__Do this__: Give a verbatim copy of the lines below, minus the pictures.
══ Recorded information
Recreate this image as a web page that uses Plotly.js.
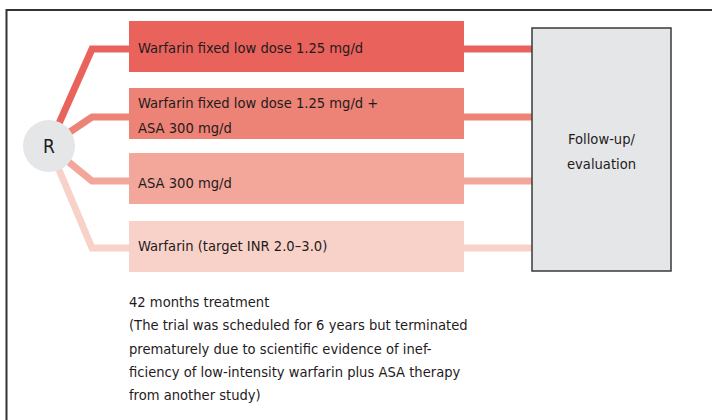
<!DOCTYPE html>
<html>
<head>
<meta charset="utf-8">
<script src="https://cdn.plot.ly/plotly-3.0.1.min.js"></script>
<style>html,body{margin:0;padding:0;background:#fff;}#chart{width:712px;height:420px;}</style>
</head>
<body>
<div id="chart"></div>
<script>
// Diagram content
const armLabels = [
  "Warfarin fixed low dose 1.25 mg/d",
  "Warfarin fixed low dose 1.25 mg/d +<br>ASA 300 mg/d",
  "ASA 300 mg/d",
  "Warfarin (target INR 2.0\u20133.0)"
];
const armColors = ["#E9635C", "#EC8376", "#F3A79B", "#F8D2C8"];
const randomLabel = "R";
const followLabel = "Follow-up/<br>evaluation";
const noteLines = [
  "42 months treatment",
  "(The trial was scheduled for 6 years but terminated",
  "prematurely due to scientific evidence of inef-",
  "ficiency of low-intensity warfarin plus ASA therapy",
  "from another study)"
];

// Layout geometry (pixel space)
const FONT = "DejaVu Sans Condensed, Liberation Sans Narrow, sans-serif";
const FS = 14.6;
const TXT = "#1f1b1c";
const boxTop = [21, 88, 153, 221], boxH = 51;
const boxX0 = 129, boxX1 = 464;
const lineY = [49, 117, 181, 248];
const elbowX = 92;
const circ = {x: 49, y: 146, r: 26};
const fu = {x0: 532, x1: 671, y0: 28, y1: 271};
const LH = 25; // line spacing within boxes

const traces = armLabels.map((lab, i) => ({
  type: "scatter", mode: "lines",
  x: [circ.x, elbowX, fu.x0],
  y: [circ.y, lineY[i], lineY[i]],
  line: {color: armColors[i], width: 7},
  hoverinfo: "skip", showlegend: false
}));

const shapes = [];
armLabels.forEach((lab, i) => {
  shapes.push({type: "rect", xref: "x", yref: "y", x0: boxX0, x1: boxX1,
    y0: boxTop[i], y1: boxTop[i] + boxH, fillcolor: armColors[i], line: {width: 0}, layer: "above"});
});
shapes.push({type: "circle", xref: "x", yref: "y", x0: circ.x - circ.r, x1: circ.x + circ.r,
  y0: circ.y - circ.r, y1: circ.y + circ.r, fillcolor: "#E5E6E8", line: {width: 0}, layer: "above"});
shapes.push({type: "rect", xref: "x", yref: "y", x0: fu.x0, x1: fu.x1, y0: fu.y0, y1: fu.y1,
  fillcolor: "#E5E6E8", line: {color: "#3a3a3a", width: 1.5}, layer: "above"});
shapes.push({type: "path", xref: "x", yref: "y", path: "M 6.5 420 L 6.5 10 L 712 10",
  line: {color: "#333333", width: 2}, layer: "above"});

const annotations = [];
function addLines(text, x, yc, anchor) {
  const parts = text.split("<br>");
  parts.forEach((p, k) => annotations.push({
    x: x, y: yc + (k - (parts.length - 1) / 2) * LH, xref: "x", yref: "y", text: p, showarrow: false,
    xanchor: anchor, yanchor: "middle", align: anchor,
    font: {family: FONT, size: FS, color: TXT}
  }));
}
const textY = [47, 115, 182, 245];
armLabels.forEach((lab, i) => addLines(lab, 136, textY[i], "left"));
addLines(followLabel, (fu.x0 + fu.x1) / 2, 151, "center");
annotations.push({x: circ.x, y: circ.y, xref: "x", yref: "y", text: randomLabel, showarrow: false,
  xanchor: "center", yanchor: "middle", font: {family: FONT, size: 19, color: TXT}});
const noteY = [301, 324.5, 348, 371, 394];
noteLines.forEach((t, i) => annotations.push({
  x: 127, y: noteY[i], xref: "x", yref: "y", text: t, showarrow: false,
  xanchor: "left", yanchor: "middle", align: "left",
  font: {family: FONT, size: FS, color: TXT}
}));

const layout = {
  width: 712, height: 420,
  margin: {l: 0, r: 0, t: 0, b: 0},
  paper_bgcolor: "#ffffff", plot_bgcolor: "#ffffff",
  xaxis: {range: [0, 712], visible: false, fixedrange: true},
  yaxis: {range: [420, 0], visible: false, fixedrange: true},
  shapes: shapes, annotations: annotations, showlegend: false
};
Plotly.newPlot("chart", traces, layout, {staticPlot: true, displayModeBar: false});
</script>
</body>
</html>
════
__The reply__:
Recreate this image as a web page that uses Plotly.js.
<!DOCTYPE html>
<html>
<head>
<meta charset="utf-8">
<script src="https://cdn.plot.ly/plotly-3.0.1.min.js"></script>
<style>html,body{margin:0;padding:0;background:#fff;}#chart{width:712px;height:420px;}</style>
</head>
<body>
<div id="chart"></div>
<script>
// Diagram content
const armLabels = [
  "Warfarin fixed low dose 1.25 mg/d",
  "Warfarin fixed low dose 1.25 mg/d +<br>ASA 300 mg/d",
  "ASA 300 mg/d",
  "Warfarin (target INR 2.0\u20133.0)"
];
const armColors = ["#E9635C", "#EC8376", "#F3A79B", "#F8D2C8"];
const randomLabel = "R";
const followLabel = "Follow-up/<br>evaluation";
const noteLines = [
  "42 months treatment",
  "(The trial was scheduled for 6 years but terminated",
  "prematurely due to scientific evidence of inef-",
  "ficiency of low-intensity warfarin plus ASA therapy",
  "from another study)"
];

// Layout geometry (pixel space)
const FONT = "DejaVu Sans Condensed, Liberation Sans Narrow, sans-serif";
const FS = 14.6;
const TXT = "#1f1b1c";
const boxTop = [21, 88, 153, 221], boxH = 51;
const boxX0 = 129, boxX1 = 464;
const lineY = [49, 117, 181, 248];
const elbowX = 92;
const circ = {x: 49, y: 146, r: 26};
const fu = {x0: 532, x1: 671, y0: 28, y1: 271};
const LH = 25; // line spacing within boxes

const traces = armLabels.map((lab, i) => ({
  type: "scatter", mode: "lines",
  x: [circ.x, elbowX, fu.x0],
  y: [circ.y, lineY[i], lineY[i]],
  line: {color: armColors[i], width: 7},
  hoverinfo: "skip", showlegend: false
}));

const shapes = [];
armLabels.forEach((lab, i) => {
  shapes.push({type: "rect", xref: "x", yref: "y", x0: boxX0, x1: boxX1,
    y0: boxTop[i], y1: boxTop[i] + boxH, fillcolor: armColors[i], line: {width: 0}, layer: "above"});
});
shapes.push({type: "circle", xref: "x", yref: "y", x0: circ.x - circ.r, x1: circ.x + circ.r,
  y0: circ.y - circ.r, y1: circ.y + circ.r, fillcolor: "#E5E6E8", line: {width: 0}, layer: "above"});
shapes.push({type: "rect", xref: "x", yref: "y", x0: fu.x0, x1: fu.x1, y0: fu.y0, y1: fu.y1,
  fillcolor: "#E5E6E8", line: {color: "#3a3a3a", width: 1.5}, layer: "above"});
shapes.push({type: "path", xref: "x", yref: "y", path: "M 6.5 420 L 6.5 10 L 712 10",
  line: {color: "#333333", width: 2}, layer: "above"});

const annotations = [];
function addLines(text, x, yc, anchor) {
  const parts = text.split("<br>");
  parts.forEach((p, k) => annotations.push({
    x: x, y: yc + (k - (parts.length - 1) / 2) * LH, xref: "x", yref: "y", text: p, showarrow: false,
    xanchor: anchor, yanchor: "middle", align: anchor,
    font: {family: FONT, size: FS, color: TXT}
  }));
}
const textY = [47, 115, 182, 245];
armLabels.forEach((lab, i) => addLines(lab, 136, textY[i], "left"));
addLines(followLabel, (fu.x0 + fu.x1) / 2, 151, "center");
annotations.push({x: circ.x, y: circ.y, xref: "x", yref: "y", text: randomLabel, showarrow: false,
  xanchor: "center", yanchor: "middle", font: {family: FONT, size: 19, color: TXT}});
const noteY = [301, 324.5, 348, 371, 394];
noteLines.forEach((t, i) => annotations.push({
  x: 127, y: noteY[i], xref: "x", yref: "y", text: t, showarrow: false,
  xanchor: "left", yanchor: "middle", align: "left",
  font: {family: FONT, size: FS, color: TXT}
}));

const layout = {
  width: 712, height: 420,
  margin: {l: 0, r: 0, t: 0, b: 0},
  paper_bgcolor: "#ffffff", plot_bgcolor: "#ffffff",
  xaxis: {range: [0, 712], visible: false, fixedrange: true},
  yaxis: {range: [420, 0], visible: false, fixedrange: true},
  shapes: shapes, annotations: annotations, showlegend: false
};
Plotly.newPlot("chart", traces, layout, {staticPlot: true, displayModeBar: false});
</script>
</body>
</html>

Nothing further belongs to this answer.